One of his first tasks will be working with colleagues on reforming the chamber's rules to be more empowering (just how empowering remains to be seen, and given Squadron's high expectations, it may well fall short) to rank-and-file members.
There will also be the challenges of establishing a Senate office and working out which staffers will do what. Now, the walls are bare, there are no computers and the only thing in the outer room on the day of the big speech was some empty donut boxes and containers of coffee.
Squadron said one of his first priorities was something that would let him see Senate floor proceedings. (They're webcast.)
He said he would fill out shelves currently containing nothing but the black volumes of McKinney's Consolidated Laws with a dictionary, and "Winter's Tale," the first novel he's gotten the chance to read in a year.
He wouldn't say what his first bill will be.
Speaking again about the State of the State, Squadron said he was excited about the "45 by 15" program to require more use of green energy, and measures like banning trans fats in restaurants to stem childhood obesity.
"I liked the framework that this is a time to be bold, this is a time for ideas," Squadron said.
I suggested that bold rhetoric does not necessarily translate into bold action.
"I think the moment allows for it," he responded, saying that the problems force boldness. "How do you make the sausage specifically? That's something I'm learning."
I asked Squadron about the state of the Democratic conference. He contended that Majority Leader Malcolm Smith has come out stronger than he was before being held to the fire by the Gang of Three.

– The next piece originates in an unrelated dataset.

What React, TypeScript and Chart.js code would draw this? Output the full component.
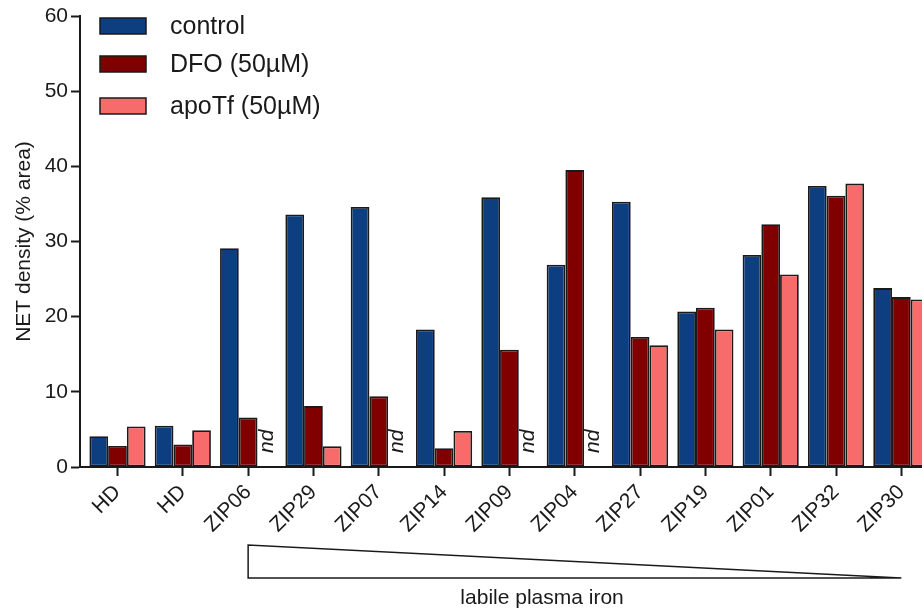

"It is not up to state senators or power brokers to choose who is in the State Senate," he said. "It is up to constituents in each district to go out there and vote for the person that they want to have represent them. That is why I'm sitting here — it is a process I believe in more than I can say. Sitting there on Election Day, when you've given it everything you can, and you have to sit back and let all these people decide for themselves whether they want you or someone else, living through that process for me made it so clear for me that that is what it is all about."